As we’ve established, slugging isn't for everyone. However, if your skin is feeling thirsty or looking dry, dull, or flaky, it’s an option worth trying.
As for how often you should do it? Some hard-core sluggers are committed to their routine all year round – and most experts will agree that’s totally fine. However, it’s really a matter of trial and error and finding what works for you and your skin type. You might find two or three nights a week is plenty for an improvement in softness and hydration.
Or you might make it a winter-only thing – when your heating addiction starts to take its toll on your complexion. (Hint: It’s also an easy way to help repair and soothe chapped and wind-burnt skin.
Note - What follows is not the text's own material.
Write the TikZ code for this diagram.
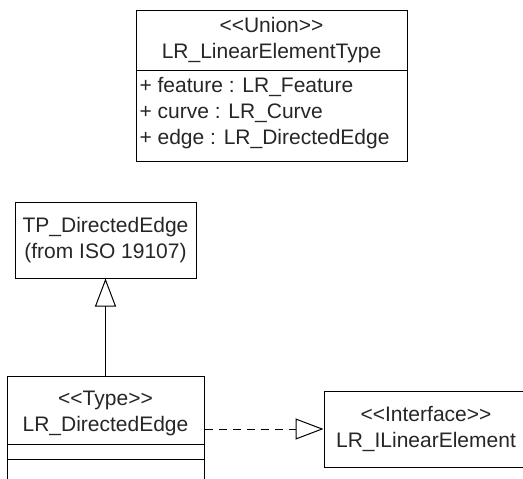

You can also usually slug post-laser or skin procedure – but talk to your dermatologist first.)
Oh and, excuse us for stating the obvious, but slugging can get messy. Prepare to have to change out your pillowcase more than you’re used to. Some people just don’t like the feeling, either. But you’ll never really know until you give it a shot.
How do you do it?
OK, so you’re ready to slug. We know you've seen all the TikTok videos on slugging, but consider this your verified guide. Here’s what you need to do for baby-bottom skin by morning.
Step 1: Cleanse
Remember that slugging locks in everything that’s already on the skin. So you definitely want to do a super-thorough cleanse to remove all traces of makeup, sunscreen, excess oil and impurities before unknowingly sealing them onto your skin.
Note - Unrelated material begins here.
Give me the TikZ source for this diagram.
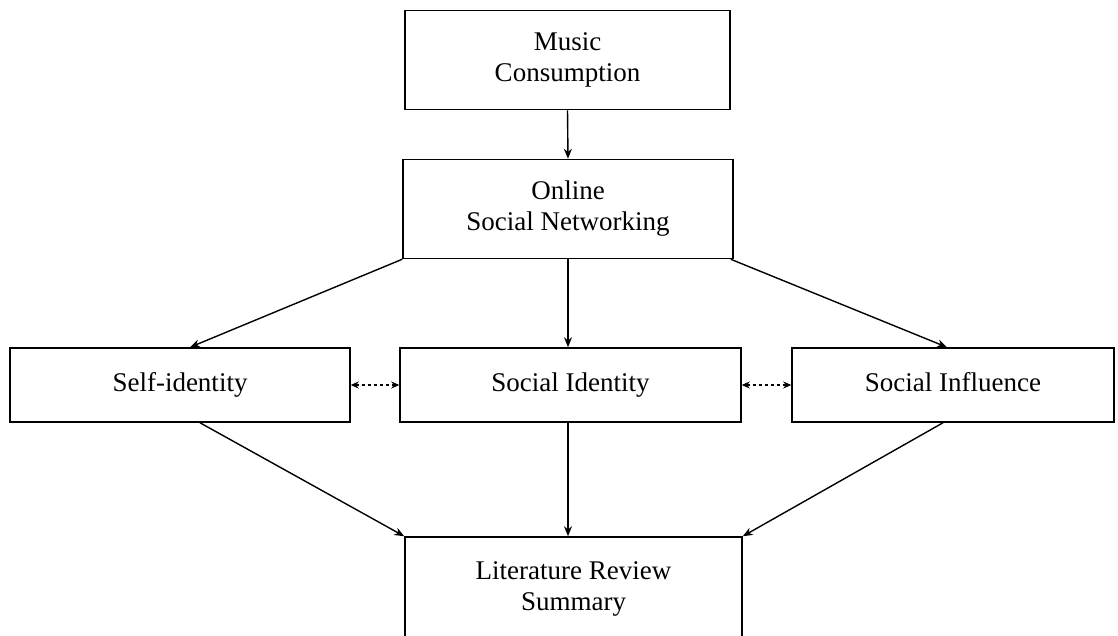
\documentclass[tikz,border=0pt]{standalone}
\usepackage{fontspec}
\setmainfont{Liberation Serif}
\usetikzlibrary{arrows.meta}
\begin{document}
\begin{tikzpicture}[x=1pt,y=-1pt,
  box/.style={draw=black,line width=1.5pt,fill=white,align=center,inner sep=0pt,
    font=\fontsize{27}{31}\selectfont},
  one/.style={text height=19pt,text depth=6pt},
  link/.style={draw=black,line width=1.4pt,-{Stealth[length=10pt,width=8pt]}},
  peer/.style={draw=black,line width=1.4pt,dash pattern=on 3.5pt off 2.5pt,
    {Stealth[length=8pt,width=7pt]}-{Stealth[length=8pt,width=7pt]}}]
\clip (0,0) rectangle (1118,635);
\fill[white] (0,0) rectangle (1118,635);

\node[box,minimum width=325pt,minimum height=99pt] (music) at (567.5,60) {Music\\Consumption};
\node[box,minimum width=330pt,minimum height=99pt] (online) at (568,209) {Online\\Social Networking};
\node[box,one,minimum width=340pt,minimum height=74pt] (self) at (180,385) {Self-identity};
\node[box,one,minimum width=341pt,minimum height=74pt] (social) at (570.5,385) {Social Identity};
\node[box,one,minimum width=322pt,minimum height=74pt] (infl) at (953,385) {Social Influence};
\node[box,minimum width=337pt,minimum height=136pt] (lit) at (573.5,605) {};
\node[font=\fontsize{27}{31}\selectfont,align=center,anchor=north] (littext) at ([yshift=-22pt]lit.north) {Literature Review\\Summary};

\draw[link] (music.south) -- (online.north);
\draw[link] (online.south west) -- ([xshift=10pt]self.north);
\draw[link] (online.south) -- (social.north -| online.south);
\draw[link] ([xshift=-3pt]online.south east) -- ([xshift=-6pt]infl.north);
\draw[link] ([xshift=20pt]self.south) -- (lit.north west);
\draw[link] (social.south -| online.south) -- (lit.north -| online.south);
\draw[link] ([xshift=-10pt]infl.south) -- (lit.north east);
\draw[peer] (self.east) -- (social.west);
\draw[peer] (social.east) -- (infl.west);
\end{tikzpicture}
\end{document}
Step 2: Apply a hydrating serum
The aim of the slugging game is to super-charge hydration – and what’s more hydrating than a serum? For dry skin, the experts recommend layering your occlusive over a serum that contains ingredients like hyaluronic acid and glycerin. These ingredients are called humectants, which draw water into the top layer of the skin. Such super-hydrators are found in the Sand & Sky Tasmanian Spring Water Splash Serum.
Step 3: Moisturise
Next, apply a good-quality moisturiser as usual (the Sand & Sky Hydration Boost Cream contains a triple whammy of hyaluronic acid, red algae and fermented sea kelp to lock in moisture). Now you’re ready to slug!
Step 4: Slug away
While you may have seen some seriously slimy looking faces on TikTok, the experts agree less is more. So, stick with a pea-sized amount of your occlusive and apply in an even layer. Or to any extra-dry areas.
Finally, you might want to tie back your hair and pop a towel on your pillowcase to avoid any sticky situations.